Binary search didn’t even double in the amount of time it takes (although the number of steps more than doubled, I’m assuming that a chunk of the time it takes has to do with setting up the objects in memory, not the actual calculations), but simple search takes more than 2000 times as long as it did the first time. You can also see that the number of steps necessary for simple search is *way* higher than binary. So it is not just that simple search takes longer than binary, but that the number of calculations it takes to complete (in the worst case) grows at a different rate as a function of the number of inputs.

Let’s break that down. In the first example above, simple search took 50 steps to find the last element in a list of 50 items. In the second example, it took 500,000 steps to find the last element in a list of 500,000 items. This means that the number of calculations required in the worst case is the same as the number of inputs given. The way you’ll see this described when talking about algorithms is its complexity or its speed or its running time and it is communicated with Big O notation (insert sex joke here). The big O notation for simple search is `O(n)`

because the number of calculations required is the same as the number of inputs (`n`

stands for the number of inputs).

So what about Binary search? You don’t necessarily have to understand the math behind it, but since we are cutting the elements in half with each step, the number of calculations required in the worst case is log base2 of the number of inputs (rounded up to the nearest integer because you can’t have half a calculation). For instance log(50) is approximately 5.6 and so it took 6 steps when we had 50 items. log(500000) is about 18.9 and it took 19 steps when we had 500,000 items. So the big O notation for binary search is `O(log(n))`

.

It is important to understand the complexity of the algorithm you are using if you are going to be calling it with more than a few inputs. Even algorithms with the worst complexity work ok with a small number of inputs, but many of them grow at a rate much faster than you might think. It is easy to write code that works with your sample data, but is totally unusable when it comes into contact with real-world data that is often a much larger set.

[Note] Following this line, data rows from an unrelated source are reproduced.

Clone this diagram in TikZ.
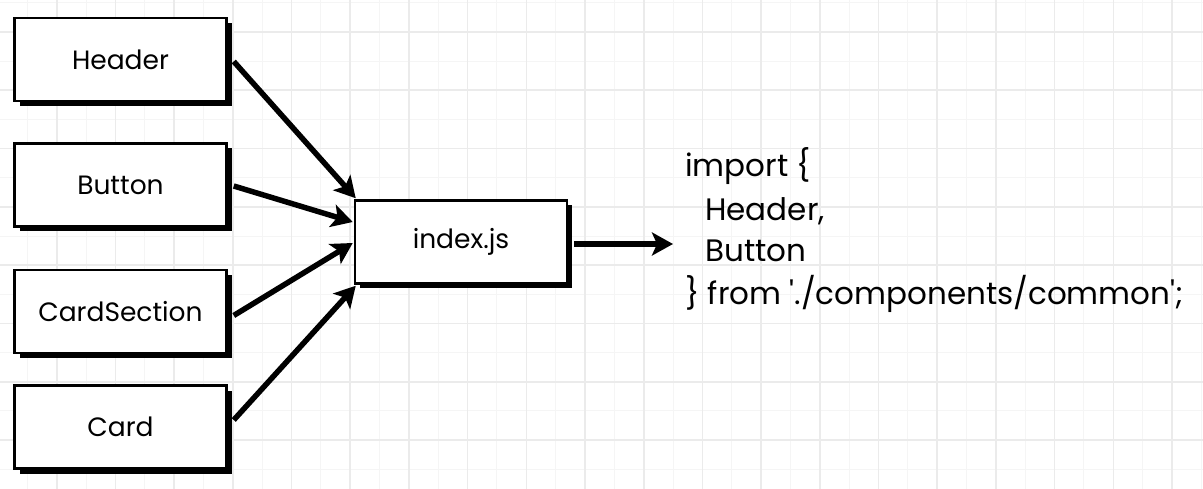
\documentclass[tikz,border=0pt]{standalone}
\usepackage{fontspec}
\setmainfont{Poppins}
\newfontfamily\codefont{Poppins}[Ligatures=TeXOff]
\usetikzlibrary{arrows.meta,calc}
\begin{document}
\begin{tikzpicture}[x=1pt,y=-1pt,
  minorline/.style={draw=black!4,line width=1pt},
  majorline/.style={draw=black!8,line width=1.6pt},
  comp/.style={draw=black,fill=white,line width=2.5pt,minimum width=212pt,minimum height=83pt,inner sep=0pt,font=\fontsize{26.5}{30}\selectfont,
    preaction={fill=black,transform canvas={xshift=5pt,yshift=-5pt}}},
  arr/.style={line width=5.5pt,-{Stealth[length=21pt,width=23pt,inset=5pt]}},
  codeline/.style={anchor=base west,inner sep=0pt,font=\codefont\fontsize{31}{36}\selectfont}]
\useasboundingbox (0,0) rectangle (1203,489);
\fill[white] (0,0) rectangle (1203,489);
\foreach \i in {0,...,20} {
  \draw[minorline] ({-2+58.7*\i+29.35},0) -- ({-2+58.7*\i+29.35},489);
}
\foreach \i in {-1,...,7} {
  \draw[minorline] (0,{32+58.3*\i+29.15}) -- (1203,{32+58.3*\i+29.15});
}
\foreach \i in {0,...,21} {
  \draw[majorline] ({-2+58.7*\i},0) -- ({-2+58.7*\i},489);
}
\foreach \i in {0,...,8} {
  \draw[majorline] (0,{32+58.3*\i}) -- (1203,{32+58.3*\i});
}
\node[comp] (hdr) at (120.5,59.5) {Header};
\node[comp] (btn) at (120.5,185) {Button};
\node[comp] (cs) at (120.5,311.5) {CardSection};
\node[comp] (card) at (120.5,427) {Card};
\node[comp] (idx) at (461,242) {index.js};
\draw[arr] ($(hdr.east)+(6,2)$) -- ($(idx.north west)+(2,-1)$);
\draw[arr] ($(btn.east)+(6,1)$) -- ($(idx.west)+(-1,-20)$);
\draw[arr] ($(cs.east)+(6,4)$) -- ($(idx.west)+(-1,1)$);
\draw[arr] ($(card.east)+(6,-7)$) -- ($(idx.south west)+(2,1)$);
\coordinate (out) at (673,244);
\draw[arr] ($(idx.east)+(6,2)$) -- (out);
\node[codeline] (l1) at (685,177) {import \{};
\node[codeline] (l2) at (705,221) {Header,};
\node[codeline] (l3) at (705,262) {Button};
\node[codeline] (l4) at (685,305) {\} from './components/common';};
\end{tikzpicture}
\end{document}
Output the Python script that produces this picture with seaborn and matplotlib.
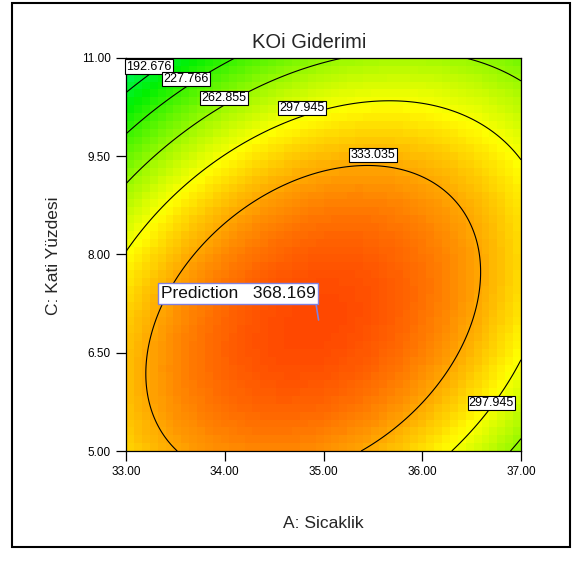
import matplotlib
matplotlib.use("Agg")
import matplotlib.pyplot as plt
import numpy as np
import pandas as pd
import seaborn as sns
from matplotlib.colors import LinearSegmentedColormap
from matplotlib.patches import Rectangle

# quadratic response model (coded units: a=(A-35)/2, c=(C-8)/3)
model_terms = ["b0", "A", "C", "AC", "A^2", "C^2"]
model_coefs = [361.5, 7.35, -40.9, 37.6, -55.0, -61.6]

contour_levels = [192.676, 227.766, 262.855, 297.945, 333.035]
a_ticks = [33.00, 34.00, 35.00, 36.00, 37.00]
c_ticks = [5.00, 6.50, 8.00, 9.50, 11.00]
a_range = (33.0, 37.0)
c_range = (5.0, 11.0)
pred_point = (34.95, 7.00)
pred_value = 368.169


def response(A, C):
    b0, b1, b2, b12, b11, b22 = model_coefs
    a = (A - 35.0) / 2.0
    c = (C - 8.0) / 3.0
    return b0 + b1 * a + b2 * c + b12 * a * c + b11 * a ** 2 + b22 * c ** 2


n_cells = 50
a_cells = a_range[0] + (np.arange(n_cells) + 0.5) * (a_range[1] - a_range[0]) / n_cells
c_cells = c_range[1] - (np.arange(n_cells) + 0.5) * (c_range[1] - c_range[0]) / n_cells
AA, CC = np.meshgrid(a_cells, c_cells)
df = pd.DataFrame(response(AA, CC), index=np.round(c_cells, 3), columns=np.round(a_cells, 3))


def to_x(A):
    return (np.asarray(A) - a_range[0]) / (a_range[1] - a_range[0]) * n_cells


def to_y(C):
    return (c_range[1] - np.asarray(C)) / (c_range[1] - c_range[0]) * n_cells


sns.set_style("white")
plt.rcParams['font.family'] = ['Liberation Sans', 'DejaVu Sans']

cmap = LinearSegmentedColormap.from_list(
    "de", ["#0000ff", "#00ffff", "#00f000", "#ffff00", "#ff0000"])

fig = plt.figure(figsize=(5.76, 5.63), dpi=100)
ax = fig.add_axes([126 / 576, 112 / 563, 395 / 576, 393 / 563])

sns.heatmap(df, cmap=cmap, vmin=20, vmax=395, cbar=False, ax=ax,
            xticklabels=False, yticklabels=False)

# contour lines on a finer grid
a_fine = np.linspace(a_range[0], a_range[1], 301)
c_fine = np.linspace(c_range[0], c_range[1], 301)
AF, CF = np.meshgrid(a_fine, c_fine)
ax.contour(to_x(AF), to_y(CF), response(AF, CF), levels=contour_levels,
           colors='black', linewidths=0.8)

# contour labels
label_spots = [(33.23, 10.87, 0), (33.61, 10.68, 1), (33.99, 10.39, 2),
               (34.78, 10.24, 3), (35.50, 9.52, 4), (36.70, 5.73, 3)]
for la, lc, k in label_spots:
    ax.text(to_x(la), to_y(lc), f"{contour_levels[k]:.3f}", fontsize=9,
            ha='center', va='center', color='black', zorder=5,
            bbox=dict(boxstyle='square,pad=0.1', fc='white', ec='black', lw=0.8))

# prediction flag
ax.annotate(f"Prediction   {pred_value:.3f}",
            xy=(to_x(pred_point[0]), to_y(pred_point[1])),
            xytext=(-3, 19), textcoords='offset pixels', ha='right', va='bottom',
            fontsize=12.5, color='#111111', zorder=6,
            bbox=dict(boxstyle='square,pad=0.15', fc='white', ec='#8080e0', lw=1),
            arrowprops=dict(arrowstyle='-', color='#8080e0', lw=1.2, relpos=(1, 0),
                            shrinkA=0, shrinkB=0))

ax.set_xticks(to_x(a_ticks))
ax.set_xticklabels([f"{v:.2f}" for v in a_ticks])
ax.set_yticks(to_y(c_ticks))
ax.set_yticklabels([f"{v:.2f}" for v in c_ticks], rotation=0)
ax.tick_params(axis='both', direction='out', length=7.5, width=0.9, pad=3.5,
               labelsize=8.5, colors='black', bottom=True, left=True)
ax.set_xlim(0, n_cells)
ax.set_ylim(n_cells, 0)
for s in ax.spines.values():
    s.set_visible(True)
    s.set_color('black')
    s.set_linewidth(0.9)
ax.set_xlabel("")
ax.set_ylabel("")

fig.text(309 / 576, 1 - 42 / 563, "KOi Giderimi", fontsize=14.5, ha='center', va='center')
fig.text(323 / 576, 1 - 523 / 563, "A: Sicaklik", fontsize=12.5, ha='center', va='center')
fig.text(53 / 576, 1 - 256 / 563, "C: Kati Yüzdesi", fontsize=12.5, ha='center',
         va='center', rotation=90)

fig.patches.append(Rectangle((12 / 576, 16 / 563), 558 / 576, 544 / 563,
                             transform=fig.transFigure, fill=False, ec='black', lw=1.5))

fig.savefig("out.png", dpi=100)
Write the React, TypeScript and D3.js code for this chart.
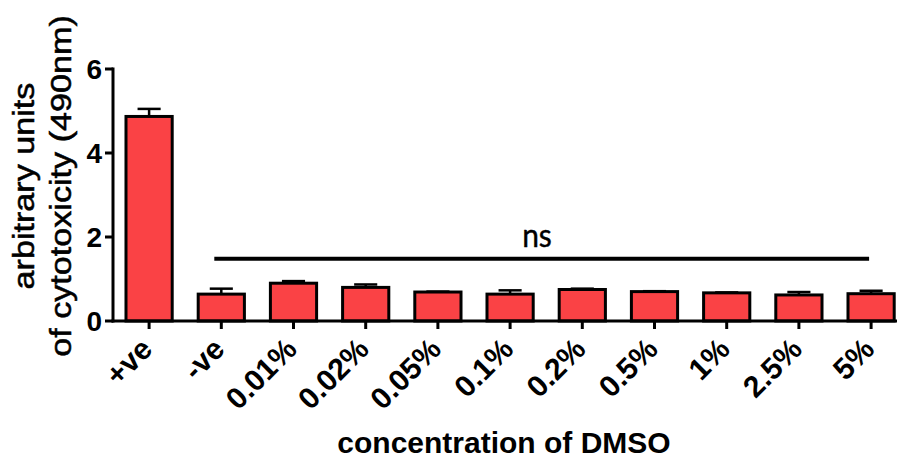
import { useEffect, useRef } from "react";
import * as d3 from "d3";

const CATEGORIES = ["+ve", "-ve", "0.01%", "0.02%", "0.05%", "0.1%", "0.2%", "0.5%", "1%", "2.5%", "5%"];
const MEANS = [4.87, 0.64, 0.9, 0.8, 0.69, 0.64, 0.75, 0.7, 0.67, 0.62, 0.65];
const ERRORS = [0.18, 0.13, 0.05, 0.07, 0.01, 0.09, 0.02, 0.01, 0.01, 0.07, 0.07];
const Y_TICKS = [0, 2, 4, 6];
const NS_FROM = "-ve";
const NS_TO = "5%";
const NS_LEVEL = 1.48;

const W = 897;
const H = 462;
const FONT = "'Liberation Sans', Arial, sans-serif";

export default function App() {
  const svgRef = useRef<SVGSVGElement>(null);

  useEffect(() => {
    if (!svgRef.current) return;
    const svg = d3.select(svgRef.current);
    svg.selectAll("*").remove();

    const x0 = 113;
    const step = 72.2;
    const x = d3.scaleBand<string>()
      .domain(CATEGORIES)
      .range([x0, x0 + step * CATEGORIES.length])
      .paddingInner(0.36)
      .paddingOuter(0.18);
    const y = d3.scaleLinear().domain([0, 6]).range([321, 69]);
    const cx = (c: string) => (x(c) ?? 0) + x.bandwidth() / 2;

    // error whiskers (upper only)
    const err = svg.append("g").attr("stroke", "#000").attr("stroke-width", 2.5);
    CATEGORIES.forEach((c, i) => {
      const top = y(MEANS[i] + ERRORS[i]);
      err.append("line")
        .attr("x1", cx(c)).attr("x2", cx(c))
        .attr("y1", y(MEANS[i])).attr("y2", top);
      err.append("line")
        .attr("x1", cx(c) - x.bandwidth() / 4).attr("x2", cx(c) + x.bandwidth() / 4)
        .attr("y1", top).attr("y2", top);
    });

    // bars
    svg.append("g")
      .selectAll("rect")
      .data(CATEGORIES)
      .join("rect")
      .attr("x", (c) => x(c) ?? 0)
      .attr("width", x.bandwidth())
      .attr("y", (_, i) => y(MEANS[i]))
      .attr("height", (_, i) => y(0) - y(MEANS[i]))
      .attr("fill", "#fa4245")
      .attr("stroke", "#000")
      .attr("stroke-width", 3);

    // y axis
    const ya = svg.append("g");
    ya.append("line")
      .attr("x1", x0).attr("x2", x0)
      .attr("y1", y(6) - 1.5).attr("y2", y(0) + 1.5)
      .attr("stroke", "#000").attr("stroke-width", 3);
    Y_TICKS.forEach((t) => {
      ya.append("line")
        .attr("x1", x0 - 8).attr("x2", x0)
        .attr("y1", y(t)).attr("y2", y(t))
        .attr("stroke", "#000").attr("stroke-width", 3);
      ya.append("text")
        .attr("x", x0 - 11).attr("y", y(t))
        .attr("dy", "0.36em")
        .attr("text-anchor", "end")
        .attr("font-family", FONT).attr("font-weight", "bold").attr("font-size", 28)
        .text(t);
    });

    // x axis
    const xa = svg.append("g");
    xa.append("line")
      .attr("x1", x0 - 1.5).attr("x2", W)
      .attr("y1", y(0)).attr("y2", y(0))
      .attr("stroke", "#000").attr("stroke-width", 3);
    CATEGORIES.forEach((c) => {
      xa.append("line")
        .attr("x1", cx(c)).attr("x2", cx(c))
        .attr("y1", y(0)).attr("y2", y(0) + 8)
        .attr("stroke", "#000").attr("stroke-width", 3);
      xa.append("text")
        .attr("transform", `translate(${cx(c) + 5},${y(0) + 30}) rotate(-45)`)
        .attr("text-anchor", "end")
        .attr("font-family", FONT).attr("font-weight", "bold").attr("font-size", 30)
        .text(c);
    });

    // ns bracket
    const nsY = y(NS_LEVEL);
    svg.append("line")
      .attr("x1", cx(NS_FROM) - 7).attr("x2", cx(NS_TO) - 2)
      .attr("y1", nsY).attr("y2", nsY)
      .attr("stroke", "#000").attr("stroke-width", 4);
    svg.append("text")
      .attr("transform", `translate(537,${nsY - 12}) scale(1,1.12)`)
      .attr("text-anchor", "middle")
      .attr("font-family", "Lato, 'Open Sans', sans-serif").attr("font-size", 30)
      .attr("stroke", "#000").attr("stroke-width", 0.4)
      .text("ns");

    // axis titles
    svg.append("text")
      .attr("x", 504).attr("y", 453)
      .attr("text-anchor", "middle")
      .attr("font-family", FONT).attr("font-weight", "bold").attr("font-size", 30)
      .text("concentration of DMSO");

    const yt = svg.append("g")
      .attr("transform", `translate(0,186) rotate(-90)`)
      .attr("font-family", FONT).attr("font-size", 28)
      .attr("stroke", "#000").attr("stroke-width", 0.5);
    yt.append("text")
      .attr("transform", "translate(0,34) scale(1.22,1.05)")
      .attr("text-anchor", "middle")
      .text("arbitrary units");
    yt.append("text")
      .attr("transform", "translate(0,71) scale(1.22,1.05)")
      .attr("text-anchor", "middle")
      .text("of cytotoxicity (490nm)");
  }, []);

  return (
    <svg
      ref={svgRef}
      width={W}
      height={H}
      style={{ position: "absolute", left: 0, top: 0, background: "#fff" }}
    />
  );
}
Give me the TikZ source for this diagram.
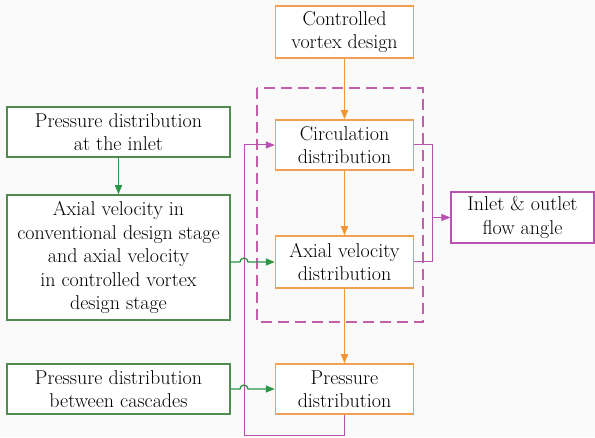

There are a few other common big O notations that you’ll see associated with algorithms:`O(1)`

, `O(n * log(n))`

, `O(n^2)`

, `O(2^n)`

and `O(n!)`

. The best is `O(1)`

or *constant time* which means that it takes the same amount of time no matter how many inputs there are. One example of this in Swift is checking whether an element is contained in a `Set`

. The next is `O(log(n))`

or *log time* which grows very slowly. Binary search is a good example of this. Next is `O(n)`

or *linear time* which grows just as fast as the number of inputs. We saw this with simple search. Next is `O(n * log(n))`

or *log-linear time*. A good example of this is a the quicksort algorithm (which I’ll cover in another post and link to here). Next is `O(n^2)`

or *quadratic time*. An example of this is selection sort (again, I’ll link to this after I write about it). After that is `O(2^n)`

or *exponential time*. One example of this is bogo sort (also known as permutation sort). Finally we have `O(n!)`

or *factorial time*. An example of this is the algorithm to solve the traveling salesman problem.

## Wrap Up

I hope this has been helpful. I know I learned a lot in writing it. Quick recap:

- Algorithms are condensed descriptions of how to solve a particular problem, especially for computers.
- Binary search is faster than simple search, but requires a sorted list and a little more code.
- The complexity, or the rate of the number of necessary calculations as a function of the number of inputs, of a function can be described with big O notation.